#### [STATED TASK]
Quote every line of the material beneath this one.

---------- DATA EXTRACT ----------

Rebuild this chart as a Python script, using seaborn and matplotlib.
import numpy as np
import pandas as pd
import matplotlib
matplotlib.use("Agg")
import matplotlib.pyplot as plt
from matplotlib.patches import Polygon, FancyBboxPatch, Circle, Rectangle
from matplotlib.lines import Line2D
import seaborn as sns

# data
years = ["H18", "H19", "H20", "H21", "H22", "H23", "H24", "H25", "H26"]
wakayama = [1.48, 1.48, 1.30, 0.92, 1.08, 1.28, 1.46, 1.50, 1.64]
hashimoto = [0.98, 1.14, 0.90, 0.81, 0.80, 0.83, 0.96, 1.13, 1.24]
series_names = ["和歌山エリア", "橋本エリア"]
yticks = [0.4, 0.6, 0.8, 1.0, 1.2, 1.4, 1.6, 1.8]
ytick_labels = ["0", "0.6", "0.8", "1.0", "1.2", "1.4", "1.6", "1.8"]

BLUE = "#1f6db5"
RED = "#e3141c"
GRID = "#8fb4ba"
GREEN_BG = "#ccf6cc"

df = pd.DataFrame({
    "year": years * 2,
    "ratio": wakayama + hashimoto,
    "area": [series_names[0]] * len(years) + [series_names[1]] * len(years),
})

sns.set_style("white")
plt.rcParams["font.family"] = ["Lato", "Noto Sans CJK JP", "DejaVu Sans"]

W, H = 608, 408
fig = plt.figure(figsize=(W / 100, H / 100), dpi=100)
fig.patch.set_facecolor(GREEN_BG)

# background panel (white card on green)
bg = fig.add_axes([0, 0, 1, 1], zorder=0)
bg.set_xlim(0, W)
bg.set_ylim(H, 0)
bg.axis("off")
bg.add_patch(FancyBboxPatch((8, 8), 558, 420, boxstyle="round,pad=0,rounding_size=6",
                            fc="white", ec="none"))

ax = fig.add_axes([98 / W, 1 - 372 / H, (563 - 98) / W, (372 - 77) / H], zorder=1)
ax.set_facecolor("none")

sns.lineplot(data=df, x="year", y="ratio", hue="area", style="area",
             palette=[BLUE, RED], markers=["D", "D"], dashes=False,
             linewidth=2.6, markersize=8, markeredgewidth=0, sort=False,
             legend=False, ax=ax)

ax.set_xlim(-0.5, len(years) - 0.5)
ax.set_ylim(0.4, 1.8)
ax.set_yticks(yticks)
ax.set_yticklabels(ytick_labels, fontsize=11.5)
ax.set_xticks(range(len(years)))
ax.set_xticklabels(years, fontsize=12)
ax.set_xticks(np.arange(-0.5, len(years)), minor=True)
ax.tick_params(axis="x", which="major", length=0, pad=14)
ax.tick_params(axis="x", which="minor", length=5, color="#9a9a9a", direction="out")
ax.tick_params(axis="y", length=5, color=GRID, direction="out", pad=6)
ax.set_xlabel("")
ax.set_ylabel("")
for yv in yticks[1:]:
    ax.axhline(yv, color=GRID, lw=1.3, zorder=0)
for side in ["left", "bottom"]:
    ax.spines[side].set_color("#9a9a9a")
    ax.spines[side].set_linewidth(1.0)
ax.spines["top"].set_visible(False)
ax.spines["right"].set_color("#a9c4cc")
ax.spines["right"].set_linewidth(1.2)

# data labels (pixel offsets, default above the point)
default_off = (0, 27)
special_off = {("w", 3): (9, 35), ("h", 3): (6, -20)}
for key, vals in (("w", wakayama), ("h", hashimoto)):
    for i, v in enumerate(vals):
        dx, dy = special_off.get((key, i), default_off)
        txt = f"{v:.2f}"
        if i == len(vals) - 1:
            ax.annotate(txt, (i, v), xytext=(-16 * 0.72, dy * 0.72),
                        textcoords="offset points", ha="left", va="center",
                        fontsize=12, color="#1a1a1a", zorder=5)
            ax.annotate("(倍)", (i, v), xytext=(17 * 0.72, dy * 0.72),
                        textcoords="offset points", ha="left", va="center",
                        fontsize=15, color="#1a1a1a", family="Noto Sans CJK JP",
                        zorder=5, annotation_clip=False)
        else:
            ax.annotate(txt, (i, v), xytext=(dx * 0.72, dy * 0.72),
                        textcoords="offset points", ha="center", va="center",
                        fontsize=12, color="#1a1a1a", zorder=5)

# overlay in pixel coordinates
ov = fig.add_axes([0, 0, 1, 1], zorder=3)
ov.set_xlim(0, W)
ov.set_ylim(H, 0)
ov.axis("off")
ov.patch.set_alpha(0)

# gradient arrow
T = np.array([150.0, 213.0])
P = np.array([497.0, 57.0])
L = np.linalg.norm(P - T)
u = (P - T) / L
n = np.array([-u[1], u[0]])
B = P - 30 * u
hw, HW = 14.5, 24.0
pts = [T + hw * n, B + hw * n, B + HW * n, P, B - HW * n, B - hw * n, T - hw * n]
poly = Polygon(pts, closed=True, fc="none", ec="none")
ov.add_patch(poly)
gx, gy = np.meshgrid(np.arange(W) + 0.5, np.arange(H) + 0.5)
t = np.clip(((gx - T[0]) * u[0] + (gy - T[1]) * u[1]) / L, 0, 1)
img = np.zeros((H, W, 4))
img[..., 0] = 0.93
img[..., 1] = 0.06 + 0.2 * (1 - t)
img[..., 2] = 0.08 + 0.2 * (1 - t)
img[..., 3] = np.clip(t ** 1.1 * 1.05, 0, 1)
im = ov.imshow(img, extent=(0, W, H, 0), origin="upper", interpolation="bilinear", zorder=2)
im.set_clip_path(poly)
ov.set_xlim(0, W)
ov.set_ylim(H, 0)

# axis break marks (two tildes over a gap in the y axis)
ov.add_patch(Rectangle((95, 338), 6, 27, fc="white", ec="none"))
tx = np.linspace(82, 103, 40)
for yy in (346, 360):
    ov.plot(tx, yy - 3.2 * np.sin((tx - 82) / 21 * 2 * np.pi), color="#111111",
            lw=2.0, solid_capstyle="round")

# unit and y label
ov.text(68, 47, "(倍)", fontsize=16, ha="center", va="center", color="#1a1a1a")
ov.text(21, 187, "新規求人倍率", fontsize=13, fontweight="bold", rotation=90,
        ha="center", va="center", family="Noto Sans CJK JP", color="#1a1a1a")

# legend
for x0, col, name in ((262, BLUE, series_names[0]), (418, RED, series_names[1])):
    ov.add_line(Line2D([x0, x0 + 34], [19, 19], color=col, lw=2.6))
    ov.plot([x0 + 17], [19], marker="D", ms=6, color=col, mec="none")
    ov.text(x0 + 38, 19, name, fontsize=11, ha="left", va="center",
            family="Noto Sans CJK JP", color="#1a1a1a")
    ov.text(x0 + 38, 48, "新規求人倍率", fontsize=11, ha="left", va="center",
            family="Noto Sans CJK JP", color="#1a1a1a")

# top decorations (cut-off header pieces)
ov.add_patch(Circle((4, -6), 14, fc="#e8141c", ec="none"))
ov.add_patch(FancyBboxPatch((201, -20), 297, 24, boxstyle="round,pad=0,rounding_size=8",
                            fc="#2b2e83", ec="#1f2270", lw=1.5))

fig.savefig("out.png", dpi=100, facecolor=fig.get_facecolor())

----------

#### [EXERCISE RESPONSE]
Rebuild this chart as a Python script, using seaborn and matplotlib.
import numpy as np
import pandas as pd
import matplotlib
matplotlib.use("Agg")
import matplotlib.pyplot as plt
from matplotlib.patches import Polygon, FancyBboxPatch, Circle, Rectangle
from matplotlib.lines import Line2D
import seaborn as sns

# data
years = ["H18", "H19", "H20", "H21", "H22", "H23", "H24", "H25", "H26"]
wakayama = [1.48, 1.48, 1.30, 0.92, 1.08, 1.28, 1.46, 1.50, 1.64]
hashimoto = [0.98, 1.14, 0.90, 0.81, 0.80, 0.83, 0.96, 1.13, 1.24]
series_names = ["和歌山エリア", "橋本エリア"]
yticks = [0.4, 0.6, 0.8, 1.0, 1.2, 1.4, 1.6, 1.8]
ytick_labels = ["0", "0.6", "0.8", "1.0", "1.2", "1.4", "1.6", "1.8"]

BLUE = "#1f6db5"
RED = "#e3141c"
GRID = "#8fb4ba"
GREEN_BG = "#ccf6cc"

df = pd.DataFrame({
    "year": years * 2,
    "ratio": wakayama + hashimoto,
    "area": [series_names[0]] * len(years) + [series_names[1]] * len(years),
})

sns.set_style("white")
plt.rcParams["font.family"] = ["Lato", "Noto Sans CJK JP", "DejaVu Sans"]

W, H = 608, 408
fig = plt.figure(figsize=(W / 100, H / 100), dpi=100)
fig.patch.set_facecolor(GREEN_BG)

# background panel (white card on green)
bg = fig.add_axes([0, 0, 1, 1], zorder=0)
bg.set_xlim(0, W)
bg.set_ylim(H, 0)
bg.axis("off")
bg.add_patch(FancyBboxPatch((8, 8), 558, 420, boxstyle="round,pad=0,rounding_size=6",
                            fc="white", ec="none"))

ax = fig.add_axes([98 / W, 1 - 372 / H, (563 - 98) / W, (372 - 77) / H], zorder=1)
ax.set_facecolor("none")

sns.lineplot(data=df, x="year", y="ratio", hue="area", style="area",
             palette=[BLUE, RED], markers=["D", "D"], dashes=False,
             linewidth=2.6, markersize=8, markeredgewidth=0, sort=False,
             legend=False, ax=ax)

ax.set_xlim(-0.5, len(years) - 0.5)
ax.set_ylim(0.4, 1.8)
ax.set_yticks(yticks)
ax.set_yticklabels(ytick_labels, fontsize=11.5)
ax.set_xticks(range(len(years)))
ax.set_xticklabels(years, fontsize=12)
ax.set_xticks(np.arange(-0.5, len(years)), minor=True)
ax.tick_params(axis="x", which="major", length=0, pad=14)
ax.tick_params(axis="x", which="minor", length=5, color="#9a9a9a", direction="out")
ax.tick_params(axis="y", length=5, color=GRID, direction="out", pad=6)
ax.set_xlabel("")
ax.set_ylabel("")
for yv in yticks[1:]:
    ax.axhline(yv, color=GRID, lw=1.3, zorder=0)
for side in ["left", "bottom"]:
    ax.spines[side].set_color("#9a9a9a")
    ax.spines[side].set_linewidth(1.0)
ax.spines["top"].set_visible(False)
ax.spines["right"].set_color("#a9c4cc")
ax.spines["right"].set_linewidth(1.2)

# data labels (pixel offsets, default above the point)
default_off = (0, 27)
special_off = {("w", 3): (9, 35), ("h", 3): (6, -20)}
for key, vals in (("w", wakayama), ("h", hashimoto)):
    for i, v in enumerate(vals):
        dx, dy = special_off.get((key, i), default_off)
        txt = f"{v:.2f}"
        if i == len(vals) - 1:
            ax.annotate(txt, (i, v), xytext=(-16 * 0.72, dy * 0.72),
                        textcoords="offset points", ha="left", va="center",
                        fontsize=12, color="#1a1a1a", zorder=5)
            ax.annotate("(倍)", (i, v), xytext=(17 * 0.72, dy * 0.72),
                        textcoords="offset points", ha="left", va="center",
                        fontsize=15, color="#1a1a1a", family="Noto Sans CJK JP",
                        zorder=5, annotation_clip=False)
        else:
            ax.annotate(txt, (i, v), xytext=(dx * 0.72, dy * 0.72),
                        textcoords="offset points", ha="center", va="center",
                        fontsize=12, color="#1a1a1a", zorder=5)

# overlay in pixel coordinates
ov = fig.add_axes([0, 0, 1, 1], zorder=3)
ov.set_xlim(0, W)
ov.set_ylim(H, 0)
ov.axis("off")
ov.patch.set_alpha(0)

# gradient arrow
T = np.array([150.0, 213.0])
P = np.array([497.0, 57.0])
L = np.linalg.norm(P - T)
u = (P - T) / L
n = np.array([-u[1], u[0]])
B = P - 30 * u
hw, HW = 14.5, 24.0
pts = [T + hw * n, B + hw * n, B + HW * n, P, B - HW * n, B - hw * n, T - hw * n]
poly = Polygon(pts, closed=True, fc="none", ec="none")
ov.add_patch(poly)
gx, gy = np.meshgrid(np.arange(W) + 0.5, np.arange(H) + 0.5)
t = np.clip(((gx - T[0]) * u[0] + (gy - T[1]) * u[1]) / L, 0, 1)
img = np.zeros((H, W, 4))
img[..., 0] = 0.93
img[..., 1] = 0.06 + 0.2 * (1 - t)
img[..., 2] = 0.08 + 0.2 * (1 - t)
img[..., 3] = np.clip(t ** 1.1 * 1.05, 0, 1)
im = ov.imshow(img, extent=(0, W, H, 0), origin="upper", interpolation="bilinear", zorder=2)
im.set_clip_path(poly)
ov.set_xlim(0, W)
ov.set_ylim(H, 0)

# axis break marks (two tildes over a gap in the y axis)
ov.add_patch(Rectangle((95, 338), 6, 27, fc="white", ec="none"))
tx = np.linspace(82, 103, 40)
for yy in (346, 360):
    ov.plot(tx, yy - 3.2 * np.sin((tx - 82) / 21 * 2 * np.pi), color="#111111",
            lw=2.0, solid_capstyle="round")

# unit and y label
ov.text(68, 47, "(倍)", fontsize=16, ha="center", va="center", color="#1a1a1a")
ov.text(21, 187, "新規求人倍率", fontsize=13, fontweight="bold", rotation=90,
        ha="center", va="center", family="Noto Sans CJK JP", color="#1a1a1a")

# legend
for x0, col, name in ((262, BLUE, series_names[0]), (418, RED, series_names[1])):
    ov.add_line(Line2D([x0, x0 + 34], [19, 19], color=col, lw=2.6))
    ov.plot([x0 + 17], [19], marker="D", ms=6, color=col, mec="none")
    ov.text(x0 + 38, 19, name, fontsize=11, ha="left", va="center",
            family="Noto Sans CJK JP", color="#1a1a1a")
    ov.text(x0 + 38, 48, "新規求人倍率", fontsize=11, ha="left", va="center",
            family="Noto Sans CJK JP", color="#1a1a1a")

# top decorations (cut-off header pieces)
ov.add_patch(Circle((4, -6), 14, fc="#e8141c", ec="none"))
ov.add_patch(FancyBboxPatch((201, -20), 297, 24, boxstyle="round,pad=0,rounding_size=8",
                            fc="#2b2e83", ec="#1f2270", lw=1.5))

fig.savefig("out.png", dpi=100, facecolor=fig.get_facecolor())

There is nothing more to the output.